┌──

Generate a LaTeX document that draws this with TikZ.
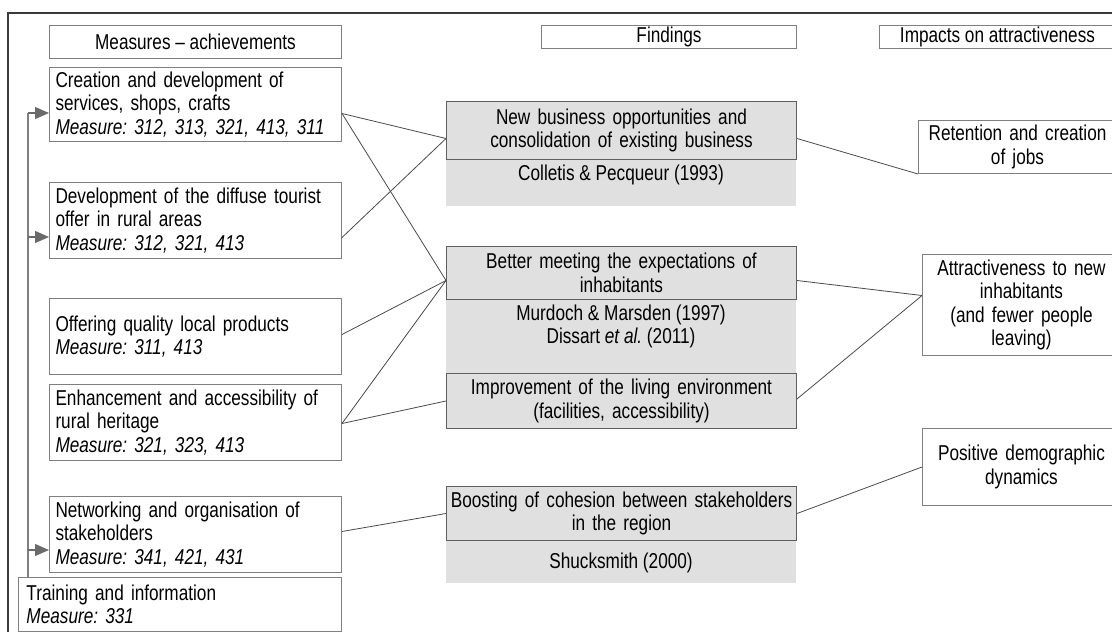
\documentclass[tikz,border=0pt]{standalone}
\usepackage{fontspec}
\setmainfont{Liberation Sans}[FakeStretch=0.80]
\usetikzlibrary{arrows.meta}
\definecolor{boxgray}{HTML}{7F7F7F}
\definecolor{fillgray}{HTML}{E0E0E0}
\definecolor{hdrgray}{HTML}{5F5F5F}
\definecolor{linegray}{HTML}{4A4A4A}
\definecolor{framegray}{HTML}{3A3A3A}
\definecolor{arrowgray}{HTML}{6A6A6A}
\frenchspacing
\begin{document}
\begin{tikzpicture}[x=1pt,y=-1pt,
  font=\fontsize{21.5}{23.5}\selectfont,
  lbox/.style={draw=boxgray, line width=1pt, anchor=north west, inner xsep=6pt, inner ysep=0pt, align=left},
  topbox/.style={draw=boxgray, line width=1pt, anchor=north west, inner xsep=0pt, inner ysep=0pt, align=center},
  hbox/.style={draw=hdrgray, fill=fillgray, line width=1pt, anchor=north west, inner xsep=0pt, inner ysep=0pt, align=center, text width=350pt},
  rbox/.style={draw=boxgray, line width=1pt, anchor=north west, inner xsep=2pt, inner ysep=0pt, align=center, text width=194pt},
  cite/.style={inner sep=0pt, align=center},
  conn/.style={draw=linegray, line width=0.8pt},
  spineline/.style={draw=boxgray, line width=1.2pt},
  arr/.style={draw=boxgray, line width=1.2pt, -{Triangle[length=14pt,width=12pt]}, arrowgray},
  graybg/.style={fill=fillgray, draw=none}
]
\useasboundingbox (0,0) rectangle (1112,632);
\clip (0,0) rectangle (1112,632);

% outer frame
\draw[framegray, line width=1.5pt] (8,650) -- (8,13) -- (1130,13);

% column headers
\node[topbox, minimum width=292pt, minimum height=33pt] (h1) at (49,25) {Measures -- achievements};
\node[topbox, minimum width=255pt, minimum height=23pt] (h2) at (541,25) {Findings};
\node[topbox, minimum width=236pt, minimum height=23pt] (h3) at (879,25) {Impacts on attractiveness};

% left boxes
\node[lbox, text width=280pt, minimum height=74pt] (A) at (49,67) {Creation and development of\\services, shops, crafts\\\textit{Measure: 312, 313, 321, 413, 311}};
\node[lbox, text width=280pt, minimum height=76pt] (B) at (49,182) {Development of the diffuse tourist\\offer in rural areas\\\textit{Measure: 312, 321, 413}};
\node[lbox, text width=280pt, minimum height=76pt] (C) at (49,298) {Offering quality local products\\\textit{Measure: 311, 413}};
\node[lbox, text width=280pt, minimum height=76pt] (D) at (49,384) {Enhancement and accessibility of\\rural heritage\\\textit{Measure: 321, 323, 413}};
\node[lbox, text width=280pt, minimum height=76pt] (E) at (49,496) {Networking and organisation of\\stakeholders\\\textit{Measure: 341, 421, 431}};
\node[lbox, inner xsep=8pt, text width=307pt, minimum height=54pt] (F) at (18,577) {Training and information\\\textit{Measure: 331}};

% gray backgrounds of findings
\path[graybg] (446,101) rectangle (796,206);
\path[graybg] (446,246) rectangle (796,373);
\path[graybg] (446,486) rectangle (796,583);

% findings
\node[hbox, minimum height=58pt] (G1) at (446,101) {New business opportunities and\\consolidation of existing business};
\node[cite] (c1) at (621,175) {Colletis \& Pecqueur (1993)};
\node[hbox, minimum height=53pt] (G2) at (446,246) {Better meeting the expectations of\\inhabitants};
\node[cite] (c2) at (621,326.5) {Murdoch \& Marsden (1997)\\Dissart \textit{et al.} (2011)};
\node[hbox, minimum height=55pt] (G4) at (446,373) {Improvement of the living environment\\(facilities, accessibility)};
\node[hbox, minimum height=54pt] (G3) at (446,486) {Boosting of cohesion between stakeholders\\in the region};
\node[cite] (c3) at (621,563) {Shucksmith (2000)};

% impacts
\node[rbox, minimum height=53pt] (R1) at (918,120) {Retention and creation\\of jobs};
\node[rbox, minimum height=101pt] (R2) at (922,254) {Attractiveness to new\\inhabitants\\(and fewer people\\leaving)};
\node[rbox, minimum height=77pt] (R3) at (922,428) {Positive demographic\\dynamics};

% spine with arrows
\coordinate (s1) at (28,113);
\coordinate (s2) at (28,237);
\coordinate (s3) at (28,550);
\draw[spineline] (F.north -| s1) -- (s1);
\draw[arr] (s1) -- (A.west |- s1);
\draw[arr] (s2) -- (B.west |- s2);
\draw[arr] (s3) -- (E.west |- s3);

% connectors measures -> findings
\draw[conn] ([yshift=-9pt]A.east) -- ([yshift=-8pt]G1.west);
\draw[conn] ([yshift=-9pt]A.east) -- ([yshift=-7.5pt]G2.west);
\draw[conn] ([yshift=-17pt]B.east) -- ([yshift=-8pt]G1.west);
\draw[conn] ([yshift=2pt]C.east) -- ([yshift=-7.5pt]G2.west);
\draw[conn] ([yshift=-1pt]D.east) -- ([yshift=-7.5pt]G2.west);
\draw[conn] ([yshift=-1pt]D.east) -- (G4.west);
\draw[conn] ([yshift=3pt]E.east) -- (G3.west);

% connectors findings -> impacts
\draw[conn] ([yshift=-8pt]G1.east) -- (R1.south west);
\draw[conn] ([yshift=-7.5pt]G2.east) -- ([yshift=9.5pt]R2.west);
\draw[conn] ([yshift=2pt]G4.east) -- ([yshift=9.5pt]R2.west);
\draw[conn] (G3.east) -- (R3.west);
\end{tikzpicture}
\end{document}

└──

Request -
Reproduce all of the data exactly, omitting each picture it holds.

The response -
Generate a LaTeX document that draws this with TikZ.
\documentclass[tikz,border=0pt]{standalone}
\usepackage{fontspec}
\setmainfont{Liberation Sans}[FakeStretch=0.80]
\usetikzlibrary{arrows.meta}
\definecolor{boxgray}{HTML}{7F7F7F}
\definecolor{fillgray}{HTML}{E0E0E0}
\definecolor{hdrgray}{HTML}{5F5F5F}
\definecolor{linegray}{HTML}{4A4A4A}
\definecolor{framegray}{HTML}{3A3A3A}
\definecolor{arrowgray}{HTML}{6A6A6A}
\frenchspacing
\begin{document}
\begin{tikzpicture}[x=1pt,y=-1pt,
  font=\fontsize{21.5}{23.5}\selectfont,
  lbox/.style={draw=boxgray, line width=1pt, anchor=north west, inner xsep=6pt, inner ysep=0pt, align=left},
  topbox/.style={draw=boxgray, line width=1pt, anchor=north west, inner xsep=0pt, inner ysep=0pt, align=center},
  hbox/.style={draw=hdrgray, fill=fillgray, line width=1pt, anchor=north west, inner xsep=0pt, inner ysep=0pt, align=center, text width=350pt},
  rbox/.style={draw=boxgray, line width=1pt, anchor=north west, inner xsep=2pt, inner ysep=0pt, align=center, text width=194pt},
  cite/.style={inner sep=0pt, align=center},
  conn/.style={draw=linegray, line width=0.8pt},
  spineline/.style={draw=boxgray, line width=1.2pt},
  arr/.style={draw=boxgray, line width=1.2pt, -{Triangle[length=14pt,width=12pt]}, arrowgray},
  graybg/.style={fill=fillgray, draw=none}
]
\useasboundingbox (0,0) rectangle (1112,632);
\clip (0,0) rectangle (1112,632);

% outer frame
\draw[framegray, line width=1.5pt] (8,650) -- (8,13) -- (1130,13);

% column headers
\node[topbox, minimum width=292pt, minimum height=33pt] (h1) at (49,25) {Measures -- achievements};
\node[topbox, minimum width=255pt, minimum height=23pt] (h2) at (541,25) {Findings};
\node[topbox, minimum width=236pt, minimum height=23pt] (h3) at (879,25) {Impacts on attractiveness};

% left boxes
\node[lbox, text width=280pt, minimum height=74pt] (A) at (49,67) {Creation and development of\\services, shops, crafts\\\textit{Measure: 312, 313, 321, 413, 311}};
\node[lbox, text width=280pt, minimum height=76pt] (B) at (49,182) {Development of the diffuse tourist\\offer in rural areas\\\textit{Measure: 312, 321, 413}};
\node[lbox, text width=280pt, minimum height=76pt] (C) at (49,298) {Offering quality local products\\\textit{Measure: 311, 413}};
\node[lbox, text width=280pt, minimum height=76pt] (D) at (49,384) {Enhancement and accessibility of\\rural heritage\\\textit{Measure: 321, 323, 413}};
\node[lbox, text width=280pt, minimum height=76pt] (E) at (49,496) {Networking and organisation of\\stakeholders\\\textit{Measure: 341, 421, 431}};
\node[lbox, inner xsep=8pt, text width=307pt, minimum height=54pt] (F) at (18,577) {Training and information\\\textit{Measure: 331}};

% gray backgrounds of findings
\path[graybg] (446,101) rectangle (796,206);
\path[graybg] (446,246) rectangle (796,373);
\path[graybg] (446,486) rectangle (796,583);

% findings
\node[hbox, minimum height=58pt] (G1) at (446,101) {New business opportunities and\\consolidation of existing business};
\node[cite] (c1) at (621,175) {Colletis \& Pecqueur (1993)};
\node[hbox, minimum height=53pt] (G2) at (446,246) {Better meeting the expectations of\\inhabitants};
\node[cite] (c2) at (621,326.5) {Murdoch \& Marsden (1997)\\Dissart \textit{et al.} (2011)};
\node[hbox, minimum height=55pt] (G4) at (446,373) {Improvement of the living environment\\(facilities, accessibility)};
\node[hbox, minimum height=54pt] (G3) at (446,486) {Boosting of cohesion between stakeholders\\in the region};
\node[cite] (c3) at (621,563) {Shucksmith (2000)};

% impacts
\node[rbox, minimum height=53pt] (R1) at (918,120) {Retention and creation\\of jobs};
\node[rbox, minimum height=101pt] (R2) at (922,254) {Attractiveness to new\\inhabitants\\(and fewer people\\leaving)};
\node[rbox, minimum height=77pt] (R3) at (922,428) {Positive demographic\\dynamics};

% spine with arrows
\coordinate (s1) at (28,113);
\coordinate (s2) at (28,237);
\coordinate (s3) at (28,550);
\draw[spineline] (F.north -| s1) -- (s1);
\draw[arr] (s1) -- (A.west |- s1);
\draw[arr] (s2) -- (B.west |- s2);
\draw[arr] (s3) -- (E.west |- s3);

% connectors measures -> findings
\draw[conn] ([yshift=-9pt]A.east) -- ([yshift=-8pt]G1.west);
\draw[conn] ([yshift=-9pt]A.east) -- ([yshift=-7.5pt]G2.west);
\draw[conn] ([yshift=-17pt]B.east) -- ([yshift=-8pt]G1.west);
\draw[conn] ([yshift=2pt]C.east) -- ([yshift=-7.5pt]G2.west);
\draw[conn] ([yshift=-1pt]D.east) -- ([yshift=-7.5pt]G2.west);
\draw[conn] ([yshift=-1pt]D.east) -- (G4.west);
\draw[conn] ([yshift=3pt]E.east) -- (G3.west);

% connectors findings -> impacts
\draw[conn] ([yshift=-8pt]G1.east) -- (R1.south west);
\draw[conn] ([yshift=-7.5pt]G2.east) -- ([yshift=9.5pt]R2.west);
\draw[conn] ([yshift=2pt]G4.east) -- ([yshift=9.5pt]R2.west);
\draw[conn] (G3.east) -- (R3.west);
\end{tikzpicture}
\end{document}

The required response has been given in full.